Friday, October 14, 2005

Haazinu (Archives)

“Hear o Heavens and I will speak… this song shall be for you as a testimony”

This week’s Torah portion is devoted entirely to one long poem, “the Song of Moses.” The unique thing about this poem is that it is introduced as “a testimony, a witness for Me” (31:19). Moses is told to “write this song; teach it to the Israelites that they may place it in their mouths.” Moreover, the Rabbis learn from the commandment to “write this song” that each person must himself write a Torah scroll (a commandment most often fulfilled symbolically by writing one letter in the Torah at the ceremony of Siyyum Hasefer, completing a Torah scroll). The point being, that this chapter is somehow emblematic of the entire Torah.
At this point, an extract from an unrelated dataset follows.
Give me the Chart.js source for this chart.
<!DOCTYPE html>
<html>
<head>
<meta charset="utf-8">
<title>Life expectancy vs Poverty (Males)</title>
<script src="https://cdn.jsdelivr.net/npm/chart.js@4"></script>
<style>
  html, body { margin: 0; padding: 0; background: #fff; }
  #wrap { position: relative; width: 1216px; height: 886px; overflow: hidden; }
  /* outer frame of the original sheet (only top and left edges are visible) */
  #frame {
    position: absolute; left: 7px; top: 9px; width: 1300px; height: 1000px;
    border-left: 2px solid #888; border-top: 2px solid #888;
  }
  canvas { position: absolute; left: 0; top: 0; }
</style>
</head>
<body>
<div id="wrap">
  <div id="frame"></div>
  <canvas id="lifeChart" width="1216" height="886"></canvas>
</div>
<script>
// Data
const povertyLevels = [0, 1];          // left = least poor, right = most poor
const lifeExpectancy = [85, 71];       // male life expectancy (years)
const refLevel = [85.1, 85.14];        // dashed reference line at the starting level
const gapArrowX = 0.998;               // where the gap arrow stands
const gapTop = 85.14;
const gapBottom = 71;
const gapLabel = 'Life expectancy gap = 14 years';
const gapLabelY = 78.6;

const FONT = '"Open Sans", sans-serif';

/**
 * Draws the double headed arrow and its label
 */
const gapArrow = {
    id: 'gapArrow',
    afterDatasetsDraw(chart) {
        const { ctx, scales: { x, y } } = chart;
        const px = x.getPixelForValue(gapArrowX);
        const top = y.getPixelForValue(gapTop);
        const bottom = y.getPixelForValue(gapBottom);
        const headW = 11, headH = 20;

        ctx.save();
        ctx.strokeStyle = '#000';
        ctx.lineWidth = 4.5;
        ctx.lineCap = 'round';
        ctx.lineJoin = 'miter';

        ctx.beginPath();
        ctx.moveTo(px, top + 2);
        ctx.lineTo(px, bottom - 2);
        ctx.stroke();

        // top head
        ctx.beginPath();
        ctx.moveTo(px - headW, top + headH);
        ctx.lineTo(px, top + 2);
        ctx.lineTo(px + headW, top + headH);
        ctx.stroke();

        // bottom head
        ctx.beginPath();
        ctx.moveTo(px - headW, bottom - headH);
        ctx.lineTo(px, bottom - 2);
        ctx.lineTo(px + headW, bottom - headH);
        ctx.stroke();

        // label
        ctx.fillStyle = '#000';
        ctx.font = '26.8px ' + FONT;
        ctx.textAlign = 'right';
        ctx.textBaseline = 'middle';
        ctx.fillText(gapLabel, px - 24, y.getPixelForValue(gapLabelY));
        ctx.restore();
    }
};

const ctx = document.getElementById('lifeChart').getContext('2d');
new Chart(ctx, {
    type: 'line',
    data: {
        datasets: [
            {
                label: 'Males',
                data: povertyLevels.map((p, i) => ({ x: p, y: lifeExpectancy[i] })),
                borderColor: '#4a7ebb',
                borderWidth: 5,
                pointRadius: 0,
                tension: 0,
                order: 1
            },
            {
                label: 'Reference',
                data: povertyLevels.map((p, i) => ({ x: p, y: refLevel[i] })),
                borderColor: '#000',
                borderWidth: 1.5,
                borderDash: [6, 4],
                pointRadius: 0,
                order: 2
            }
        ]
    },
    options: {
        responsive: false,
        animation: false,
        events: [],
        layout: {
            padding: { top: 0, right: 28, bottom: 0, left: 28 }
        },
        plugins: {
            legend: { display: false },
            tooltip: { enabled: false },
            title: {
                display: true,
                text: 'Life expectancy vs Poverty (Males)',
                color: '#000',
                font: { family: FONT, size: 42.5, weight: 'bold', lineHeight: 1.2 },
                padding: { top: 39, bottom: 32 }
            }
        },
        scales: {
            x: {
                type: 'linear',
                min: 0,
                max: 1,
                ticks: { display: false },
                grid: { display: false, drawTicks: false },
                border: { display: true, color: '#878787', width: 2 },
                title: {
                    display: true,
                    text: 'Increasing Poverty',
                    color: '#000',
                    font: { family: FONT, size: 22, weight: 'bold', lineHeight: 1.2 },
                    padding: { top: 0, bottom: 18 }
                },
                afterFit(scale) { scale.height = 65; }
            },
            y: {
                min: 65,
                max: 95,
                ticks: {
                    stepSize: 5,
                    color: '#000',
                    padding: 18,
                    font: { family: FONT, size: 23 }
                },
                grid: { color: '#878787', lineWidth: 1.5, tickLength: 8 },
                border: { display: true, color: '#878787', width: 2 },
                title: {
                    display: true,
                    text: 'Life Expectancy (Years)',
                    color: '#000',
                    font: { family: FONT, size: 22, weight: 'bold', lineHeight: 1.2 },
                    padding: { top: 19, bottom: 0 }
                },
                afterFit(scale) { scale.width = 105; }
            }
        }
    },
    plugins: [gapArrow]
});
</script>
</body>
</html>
The important question is: What is the place of this poem in the scheme of the Torah? In what sense does it embody the quintessence of the Torah? Offhand, its contents seem like a reiteration of the various admonitions we have already seen above, warning of reward and punishment. But it is more than just a warning; it is in fact a prophetic vision of what will happen. After a beautiful poetic recapitulation of God’s kindnesses during the idyllic period of the desert and thereafter, it describes how Israel will go astray; describing (in the future perfect, as if it is already an accomplished fact) how “Jeshurun waxed fat, grew thick, became sleek, and forsake the God who made him” (v. 15), turning to demons and “gods they had never known, newly come in, of late.” It is in this sense that the Song is a testimony: once disasters begin to occur, the people will begin to think that God has abandoned them—“Because God is not amongst us, these evils have come upon us” (31:17)—i.e., that He does not exist at all or has broken His covenant with them. At this point the Song may be invoked, as a sign that all this was prophesied and anticipated, that it is no more than the long foreseen consequence of their unfaithfulness; at the same time, the Song may serve as one more powerful warning that may just hold the people back from sin at the crucial moment.